Abbink,Jan. “The Elusive Chief: Authority and Leadership in Surma Society, (Ethiopia)”.In Rouveroy Van Nieuwaal, Emile Adriaan Benvenuto Van, And Rijk Van Dijk, African Chieftaincy in A New Socio-Political Landscape. (1999).

Abbink examines the aspects of changes in patterns of local leadership in 20th Century Ethiopia and argues that there is a growing interest in chiefs as they are perceived to be a medium of social and political change in many African societies. This change according to Abbink is problematic and contradictory because of a shift towards democratization and breakdown of central state power which is followed by change in autocratic elite rule. Abbink argues that within these two processes, there has always been the resurgence of local traditions of chieftaincy in varied forms. In southern Ethiopia, the local administration is an alliance of two types of elders - highland rulers and indigenous chiefs or ritual leaders who represent the ethnic communities. These local leaders have always been the carriers of real local authority.
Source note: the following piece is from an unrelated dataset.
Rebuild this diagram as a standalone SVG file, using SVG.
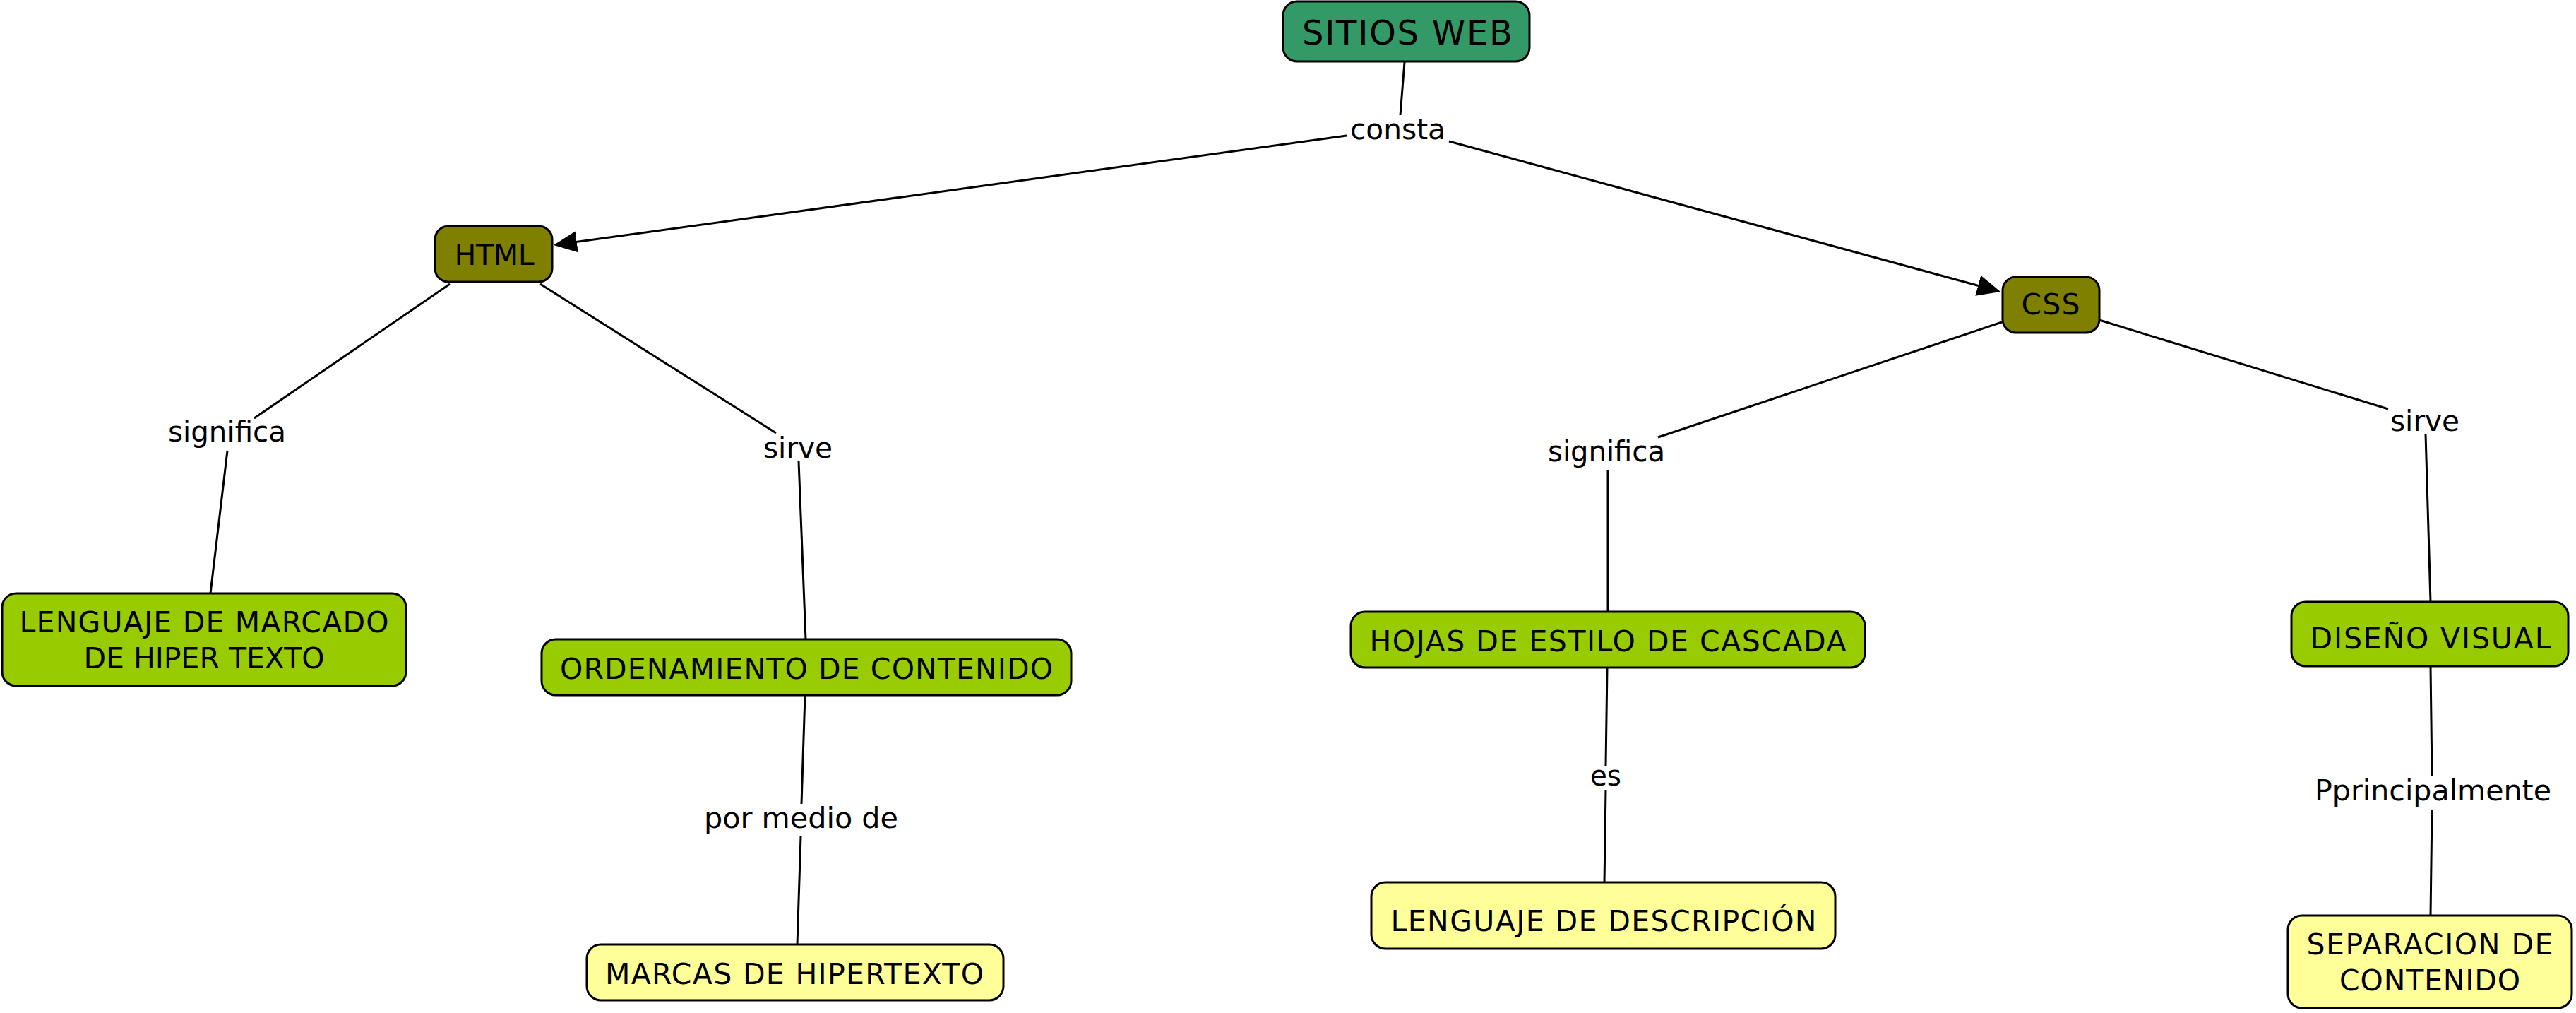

Once Haile Selassie introduced reforms for regional and local administration, the appointed chiefs (highland rulers) became government liaison men, who were conduits of government policies and schemes that were deemed unpopular. They did not have authority over the local populace but had more leverage among Haile Selassie’s administration. The Surma area was deemed both culturally and geographical remote and had limited economic value. These characteristics enabled them to be elusive and do away with state intrusions.